Data provided
*-*-*

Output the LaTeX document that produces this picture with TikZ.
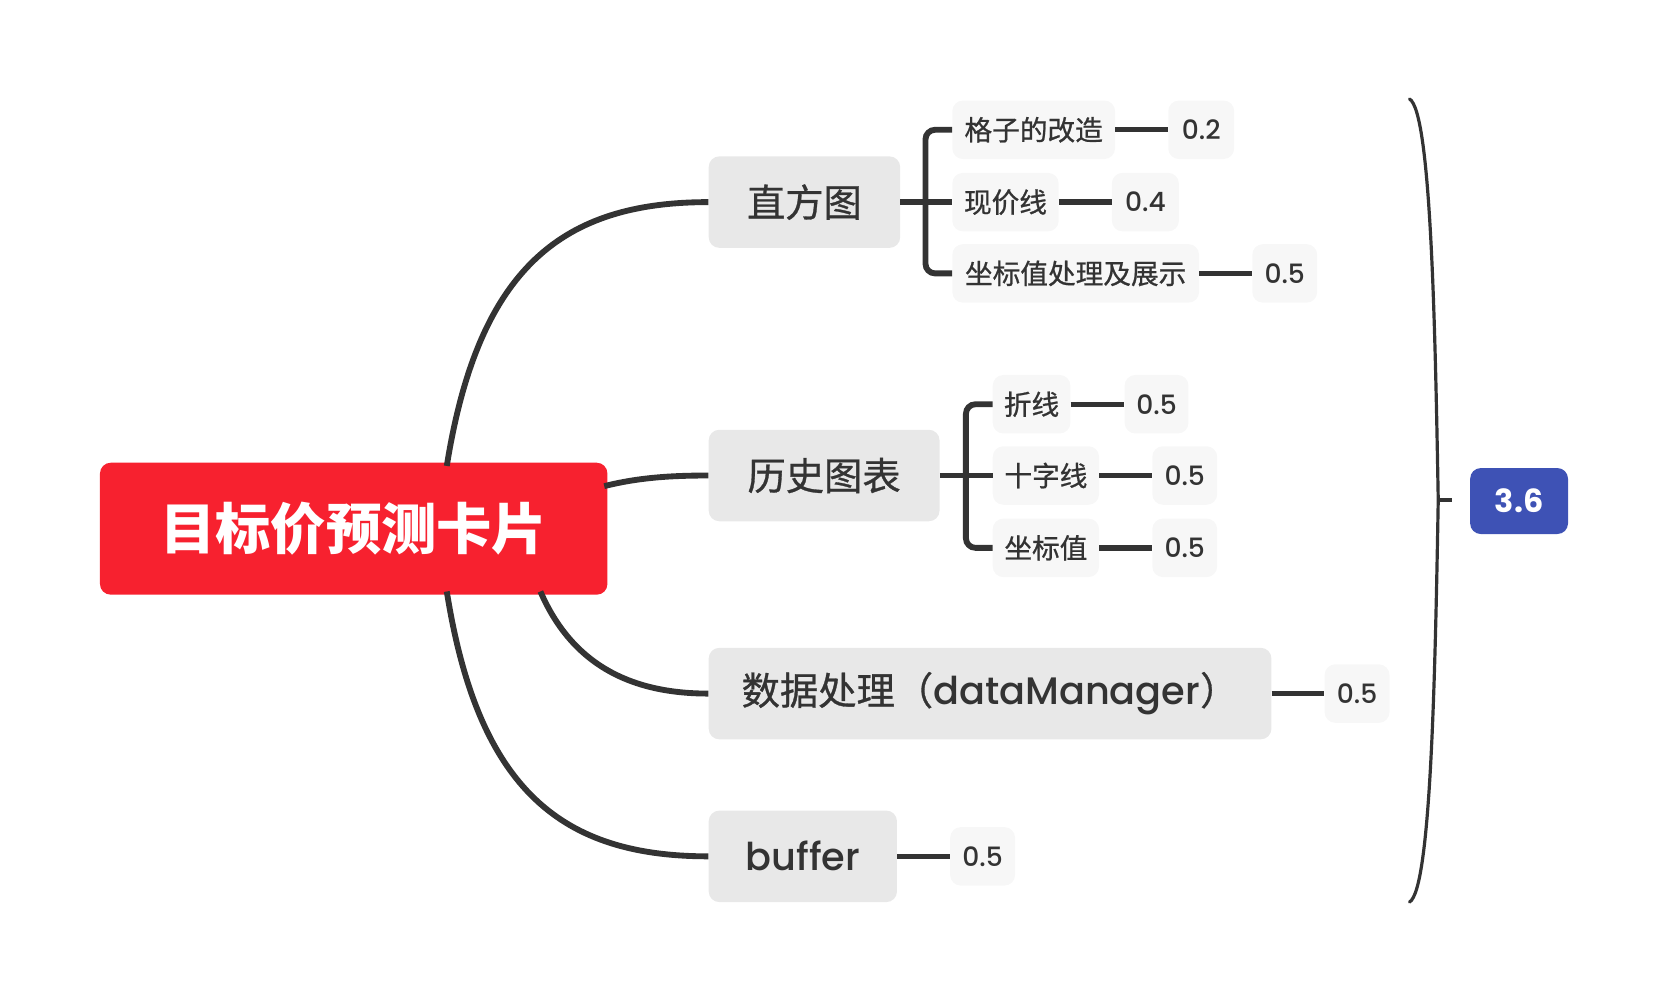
\documentclass[tikz,border=0pt]{standalone}
\usepackage{fontspec}
\setmainfont{Noto Sans CJK SC}[UprightFeatures={FakeBold=0.8}]
\newfontfamily\lat{Poppins}[UprightFont={* Medium}, BoldFont={* Bold}]
\definecolor{rootred}{HTML}{F7212F}
\definecolor{totblue}{HTML}{3E52B5}
\definecolor{lonefill}{HTML}{E8E8E8}
\definecolor{ltwofill}{HTML}{F7F7F7}
\definecolor{ink}{HTML}{333333}
\tikzset{
  rootbox/.style={fill=rootred, rounded corners=10, text=white, minimum height=124,
    font=\fontsize{52}{56}\selectfont\bfseries, inner sep=0},
  lonebox/.style={fill=lonefill, rounded corners=10, text=ink, minimum height=86,
    font=\fontsize{36}{40}\selectfont, anchor=west, inner sep=0},
  ltwobox/.style={fill=ltwofill, rounded corners=10, text=ink, minimum height=55,
    font=\fontsize{26}{30}\selectfont, anchor=west, inner sep=0},
  valbox/.style={ltwobox, font=\fontsize{25}{30}\selectfont\lat},
  totbox/.style={fill=totblue, rounded corners=10, text=white, minimum width=92, minimum height=62,
    font=\fontsize{30}{34}\selectfont\lat\bfseries, inner sep=0},
  conn/.style={draw=ink, line width=5.5},
  brline/.style={draw=ink, line width=5.5, rounded corners=9},
  valline/.style={draw=ink, line width=5},
  braceline/.style={draw=ink, line width=3, line cap=round},
}
\begin{document}
\begin{tikzpicture}[x=1pt,y=-1pt]
\useasboundingbox (0,0) rectangle (1568,942);

% connector end points on the root
\coordinate (rt) at (420,438);
\coordinate (rr) at (568,457);
\coordinate (rb) at (420,556);
\coordinate (rd) at (508,556);

% root
\node[rootbox, minimum width=477] (root) at (332.5,497) {目标价预测卡片};

% level 1
\node[lonebox, minimum width=180] (h) at (666,190) {直方图};
\node[lonebox, minimum width=217] (hs) at (666,447) {历史图表};
\node[lonebox, minimum width=529] (dm) at (666,652) {数据处理（{\lat dataManager}）};
\node[lonebox, minimum width=177] (bf) at (666,805) {{\lat buffer}};

\draw[conn] (rt) .. controls (450,250) and (530,190) .. (h.west);
\draw[conn] (rr) .. controls (600,449) and (630,447) .. (hs.west);
\draw[conn] (rd) .. controls (540,630) and (600,652) .. (dm.west);
\draw[conn] (rb) .. controls (450,745) and (530,805) .. (bf.west);

% level 2 under 直方图
\node[ltwobox, minimum width=153] (a1) at (895,122) {格子的改造};
\node[ltwobox, minimum width=100] (a2) at (895,190) {现价线};
\node[ltwobox, minimum width=232] (a3) at (895,257) {坐标值处理及展示};
\node[valbox, minimum width=62] (v1) at (1098,122) {0.2};
\node[valbox, minimum width=63] (v2) at (1045,190) {0.4};
\node[valbox, minimum width=61] (v3) at (1177,257) {0.5};

\coordinate (hsp) at (870,190);
\draw[conn] (h.east) -- (a2.west);
\draw[brline] (a1.west) -- (hsp |- a1.west) -- (hsp |- a3.west) -- (a3.west);
\draw[valline] (a1.east) -- (v1.west);
\draw[valline] (a2.east) -- (v2.west);
\draw[valline] (a3.east) -- (v3.west);

% level 2 under 历史图表
\node[ltwobox, minimum width=73] (b1) at (933,380) {折线};
\node[ltwobox, minimum width=100] (b2) at (933,447) {十字线};
\node[ltwobox, minimum width=100] (b3) at (933,515) {坐标值};
\node[valbox, minimum width=60] (w1) at (1057,380) {0.5};
\node[valbox, minimum width=61] (w2) at (1083,447) {0.5};
\node[valbox, minimum width=61] (w3) at (1083,515) {0.5};

\coordinate (hssp) at (908,447);
\draw[conn] (hs.east) -- (b2.west);
\draw[brline] (b1.west) -- (hssp |- b1.west) -- (hssp |- b3.west) -- (b3.west);
\draw[valline] (b1.east) -- (w1.west);
\draw[valline] (b2.east) -- (w2.west);
\draw[valline] (b3.east) -- (w3.west);

% values of 数据处理 and buffer
\node[valbox, minimum width=61] (v4) at (1245,652) {0.5};
\node[valbox, minimum width=61] (v5) at (893,805) {0.5};
\draw[valline] (dm.east) -- (v4.west);
\draw[valline] (bf.east) -- (v5.west);

% summary brace
\coordinate (bt) at (1325,93);
\coordinate (bm) at (1352,470);
\coordinate (bb) at (1325,848);
\coordinate (bk) at (1365,470);
\draw[braceline] (bt) .. controls (1345,105) and (1349,300) .. (bm) .. controls (1349,640) and (1345,836) .. (bb);
\draw[draw=ink, line width=3.5] (bm) -- (bk);

\node[totbox] (tot) at (1428,471) {3.6};
\end{tikzpicture}
\end{document}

*-*-*

Task description
Write the listing out a second time exactly, dropping all images.

Result of the task
Output the LaTeX document that produces this picture with TikZ.
\documentclass[tikz,border=0pt]{standalone}
\usepackage{fontspec}
\setmainfont{Noto Sans CJK SC}[UprightFeatures={FakeBold=0.8}]
\newfontfamily\lat{Poppins}[UprightFont={* Medium}, BoldFont={* Bold}]
\definecolor{rootred}{HTML}{F7212F}
\definecolor{totblue}{HTML}{3E52B5}
\definecolor{lonefill}{HTML}{E8E8E8}
\definecolor{ltwofill}{HTML}{F7F7F7}
\definecolor{ink}{HTML}{333333}
\tikzset{
  rootbox/.style={fill=rootred, rounded corners=10, text=white, minimum height=124,
    font=\fontsize{52}{56}\selectfont\bfseries, inner sep=0},
  lonebox/.style={fill=lonefill, rounded corners=10, text=ink, minimum height=86,
    font=\fontsize{36}{40}\selectfont, anchor=west, inner sep=0},
  ltwobox/.style={fill=ltwofill, rounded corners=10, text=ink, minimum height=55,
    font=\fontsize{26}{30}\selectfont, anchor=west, inner sep=0},
  valbox/.style={ltwobox, font=\fontsize{25}{30}\selectfont\lat},
  totbox/.style={fill=totblue, rounded corners=10, text=white, minimum width=92, minimum height=62,
    font=\fontsize{30}{34}\selectfont\lat\bfseries, inner sep=0},
  conn/.style={draw=ink, line width=5.5},
  brline/.style={draw=ink, line width=5.5, rounded corners=9},
  valline/.style={draw=ink, line width=5},
  braceline/.style={draw=ink, line width=3, line cap=round},
}
\begin{document}
\begin{tikzpicture}[x=1pt,y=-1pt]
\useasboundingbox (0,0) rectangle (1568,942);

% connector end points on the root
\coordinate (rt) at (420,438);
\coordinate (rr) at (568,457);
\coordinate (rb) at (420,556);
\coordinate (rd) at (508,556);

% root
\node[rootbox, minimum width=477] (root) at (332.5,497) {目标价预测卡片};

% level 1
\node[lonebox, minimum width=180] (h) at (666,190) {直方图};
\node[lonebox, minimum width=217] (hs) at (666,447) {历史图表};
\node[lonebox, minimum width=529] (dm) at (666,652) {数据处理（{\lat dataManager}）};
\node[lonebox, minimum width=177] (bf) at (666,805) {{\lat buffer}};

\draw[conn] (rt) .. controls (450,250) and (530,190) .. (h.west);
\draw[conn] (rr) .. controls (600,449) and (630,447) .. (hs.west);
\draw[conn] (rd) .. controls (540,630) and (600,652) .. (dm.west);
\draw[conn] (rb) .. controls (450,745) and (530,805) .. (bf.west);

% level 2 under 直方图
\node[ltwobox, minimum width=153] (a1) at (895,122) {格子的改造};
\node[ltwobox, minimum width=100] (a2) at (895,190) {现价线};
\node[ltwobox, minimum width=232] (a3) at (895,257) {坐标值处理及展示};
\node[valbox, minimum width=62] (v1) at (1098,122) {0.2};
\node[valbox, minimum width=63] (v2) at (1045,190) {0.4};
\node[valbox, minimum width=61] (v3) at (1177,257) {0.5};

\coordinate (hsp) at (870,190);
\draw[conn] (h.east) -- (a2.west);
\draw[brline] (a1.west) -- (hsp |- a1.west) -- (hsp |- a3.west) -- (a3.west);
\draw[valline] (a1.east) -- (v1.west);
\draw[valline] (a2.east) -- (v2.west);
\draw[valline] (a3.east) -- (v3.west);

% level 2 under 历史图表
\node[ltwobox, minimum width=73] (b1) at (933,380) {折线};
\node[ltwobox, minimum width=100] (b2) at (933,447) {十字线};
\node[ltwobox, minimum width=100] (b3) at (933,515) {坐标值};
\node[valbox, minimum width=60] (w1) at (1057,380) {0.5};
\node[valbox, minimum width=61] (w2) at (1083,447) {0.5};
\node[valbox, minimum width=61] (w3) at (1083,515) {0.5};

\coordinate (hssp) at (908,447);
\draw[conn] (hs.east) -- (b2.west);
\draw[brline] (b1.west) -- (hssp |- b1.west) -- (hssp |- b3.west) -- (b3.west);
\draw[valline] (b1.east) -- (w1.west);
\draw[valline] (b2.east) -- (w2.west);
\draw[valline] (b3.east) -- (w3.west);

% values of 数据处理 and buffer
\node[valbox, minimum width=61] (v4) at (1245,652) {0.5};
\node[valbox, minimum width=61] (v5) at (893,805) {0.5};
\draw[valline] (dm.east) -- (v4.west);
\draw[valline] (bf.east) -- (v5.west);

% summary brace
\coordinate (bt) at (1325,93);
\coordinate (bm) at (1352,470);
\coordinate (bb) at (1325,848);
\coordinate (bk) at (1365,470);
\draw[braceline] (bt) .. controls (1345,105) and (1349,300) .. (bm) .. controls (1349,640) and (1345,836) .. (bb);
\draw[draw=ink, line width=3.5] (bm) -- (bk);

\node[totbox] (tot) at (1428,471) {3.6};
\end{tikzpicture}
\end{document}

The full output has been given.